Um toque de telemóvel é o primeiro passo para o início da missão
No caso das missões reais, estas não escolhem dia e podem durar cerca de três horas, mas calcular a duração ao certo é difícil, já que é tudo imprevisível. A meteorologia não costuma colaborar. "Assim que somos ativados temos meia hora para estar no ar, a menos que o helicóptero tenha que ser reconfigurado devido ao cariz da missão", revela.
Cada militar tem um telemóvel consigo e, assim que toca, estejam a "almoçar ou a dormir", sabem "o que têm de fazer". "Todos se equipam" e no caso dos recuperadores-salvadoras não falta equipamento para preparar, desde "capacetes, fatos" até ao arnês com que descem do EH-101. A mala costuma pesar de 50 kg e, quando a missão acaba, há que arrumar tudo.
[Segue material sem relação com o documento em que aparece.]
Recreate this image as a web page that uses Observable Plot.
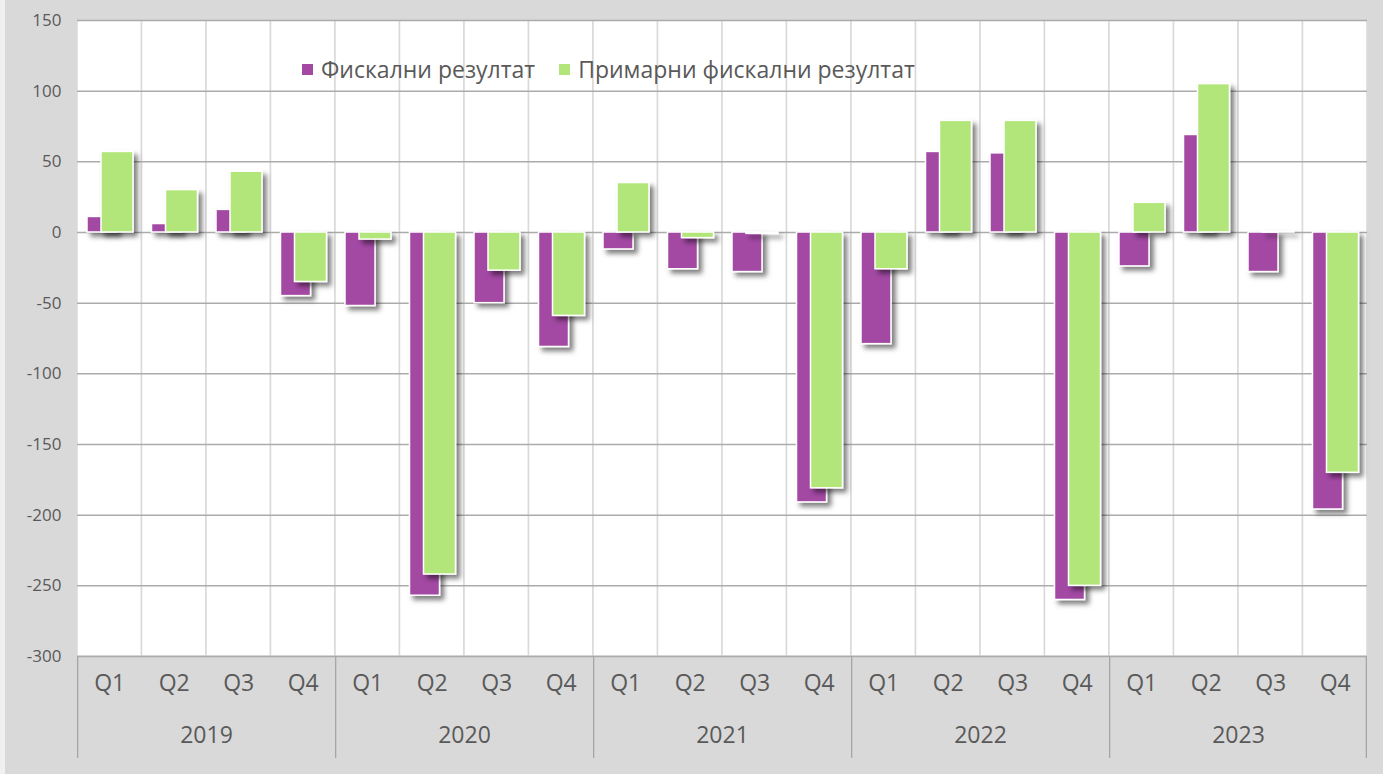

Cada um é responsável pelo seu equipamento e no final, apesar do cansaço, ainda têm de o secar e guardar.
"Temos de ser nós e às vezes vimos saturados do voo. No verão, é bom voarmos à noite porque a temperatura é mais agradável. O que tem de mau é que o sol se põe muito tarde. Enquanto que de inverno, às 18h e tal, fazemos um voo de noite, é mais cedo, mas é terrível. Nunca ninguém de nós morreu, mas é fresquinho", afirma o recuperador-salvador.
Para toda esta aventura, a camaradagem ajuda. "É o nosso velhote e amigo", diz Vítor Casimiro, à medida que bate com a mão nas costas de António Barreiros. Igualmente recuperador-salvador, mas há menos três anos do que ele, o sargento-ajudante confessa que tem ao seu lado uma referência: "Desde sempre o considerei como um exemplo que poderia seguir. Ajudou-me muito desde que cheguei a esta função. Foi meu instrutor e ajudou-me muito a ter mais noção do que é esta realidade."
E é uma realidade que vai continuar por muito mais tempo na vida do recuperador-salvador mais antigo da Esquadra? "Não faço ideia. Mantenho as minhas filhas, a minha família, vou ajudá-los. (...) Não faço grandes planos, deixa ver o que isto vai dar", afirma António Barreiros.
Promessa de quem, na terra ou no mar, está habituado a salvar vidas de quem as tem em suspenso, por minutos, horas ou até dias: "Assim vou cá ficando até que eles me mandem embora. Quero ter o bom-senso de sair antes de, em vez de estar a ajudar, ter de ser ajudado."